Former SA Judge President Gerald Friedman bows out
Former Judge President Gerald Friedman has died in Cape Town at the age of 94. He enrolled at the University of Cape Town at the age of 16 in 1945 and by 21 he had his BA and LLB. He joined the Cape Bar in 1950. He took Silk in 1970, was elected leader of the Cape Bar, serving on the General Council of the Bar. As a Bar leader, Friedman authored critical public dissections of the welter of repressive measures in the 1970s. He represented the notorious scissors-murderer, Marlene Lehnberg, who was sentenced to death. Friedman’s success in persuading the trial judge after sentence to admit new evidence undoubtedly helped save her life on appeal. In a Daily Maverick obituary, Jeremy Gauntlett SC notes that Friedman was appointed a judge at the time of a welter of bans on media and organisations in 1977, and just a month before the death of Steve Biko. For eight years Friedman led the Cape. ‘Colleagues and practitioners alike knew they had a great Judge President. His leadership skills were evident. Few judges are both very good lawyers and administrators. He marvelled in later years to read about judges not delivering judgments. His comment was that that was the Judge President’s fault,’ Gauntlett notes.
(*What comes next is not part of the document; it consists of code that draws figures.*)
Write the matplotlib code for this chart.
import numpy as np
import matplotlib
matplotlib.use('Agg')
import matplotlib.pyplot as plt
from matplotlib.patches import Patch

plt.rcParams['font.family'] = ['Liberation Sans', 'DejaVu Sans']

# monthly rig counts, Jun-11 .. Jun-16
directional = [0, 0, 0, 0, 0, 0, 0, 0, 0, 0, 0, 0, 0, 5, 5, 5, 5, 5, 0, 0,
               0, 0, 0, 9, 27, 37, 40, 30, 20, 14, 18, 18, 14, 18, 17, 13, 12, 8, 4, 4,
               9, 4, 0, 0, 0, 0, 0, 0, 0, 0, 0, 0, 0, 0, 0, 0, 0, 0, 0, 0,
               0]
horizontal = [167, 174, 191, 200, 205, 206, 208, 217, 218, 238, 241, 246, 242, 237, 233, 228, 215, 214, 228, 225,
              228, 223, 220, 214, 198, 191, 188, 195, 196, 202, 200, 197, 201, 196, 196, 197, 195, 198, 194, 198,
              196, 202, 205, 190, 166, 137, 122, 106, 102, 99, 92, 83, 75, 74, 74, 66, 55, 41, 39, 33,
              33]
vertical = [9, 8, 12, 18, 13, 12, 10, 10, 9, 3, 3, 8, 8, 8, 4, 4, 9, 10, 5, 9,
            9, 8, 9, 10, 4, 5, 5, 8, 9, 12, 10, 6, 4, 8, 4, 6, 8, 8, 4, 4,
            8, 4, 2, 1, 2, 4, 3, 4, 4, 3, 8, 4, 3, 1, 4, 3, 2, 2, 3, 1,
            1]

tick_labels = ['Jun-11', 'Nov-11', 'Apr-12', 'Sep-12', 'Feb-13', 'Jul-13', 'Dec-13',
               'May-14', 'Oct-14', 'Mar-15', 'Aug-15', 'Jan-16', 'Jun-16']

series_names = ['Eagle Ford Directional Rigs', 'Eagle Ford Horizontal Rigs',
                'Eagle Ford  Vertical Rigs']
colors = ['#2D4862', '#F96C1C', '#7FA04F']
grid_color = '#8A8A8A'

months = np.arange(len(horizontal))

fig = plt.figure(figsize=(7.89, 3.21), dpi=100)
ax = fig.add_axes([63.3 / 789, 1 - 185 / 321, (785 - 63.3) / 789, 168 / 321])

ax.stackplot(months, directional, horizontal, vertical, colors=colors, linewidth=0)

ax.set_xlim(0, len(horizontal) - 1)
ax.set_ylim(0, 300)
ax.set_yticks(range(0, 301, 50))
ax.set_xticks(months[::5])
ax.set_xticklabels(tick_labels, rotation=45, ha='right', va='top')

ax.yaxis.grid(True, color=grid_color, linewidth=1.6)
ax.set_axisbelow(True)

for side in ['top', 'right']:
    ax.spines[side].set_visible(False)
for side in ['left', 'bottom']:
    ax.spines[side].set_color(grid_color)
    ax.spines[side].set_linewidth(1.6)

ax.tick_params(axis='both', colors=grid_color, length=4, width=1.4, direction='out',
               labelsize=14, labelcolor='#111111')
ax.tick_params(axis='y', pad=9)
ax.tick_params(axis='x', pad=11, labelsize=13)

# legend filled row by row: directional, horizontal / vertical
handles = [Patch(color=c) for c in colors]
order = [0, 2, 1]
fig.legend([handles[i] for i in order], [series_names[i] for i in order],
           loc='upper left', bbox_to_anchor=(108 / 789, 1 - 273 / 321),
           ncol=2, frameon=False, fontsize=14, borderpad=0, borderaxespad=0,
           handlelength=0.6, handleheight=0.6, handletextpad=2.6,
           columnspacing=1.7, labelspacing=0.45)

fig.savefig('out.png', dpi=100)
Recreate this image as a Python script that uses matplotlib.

He was responsible for recruiting the first Cape female senior advocate (Jeanette Traverso) as a judge, the first academic lawyer (Dennis Davis) and the first Cape judges of colour. For 11 years, until he was 82, he served as the chair of the Financial Services Appeal Board. For eight of those years he was also the chair of the Ombudsman’s Council, and from time to time he arbitrated weighty matters. He also served as a Judge of Appeal of the Kingdom of Lesotho.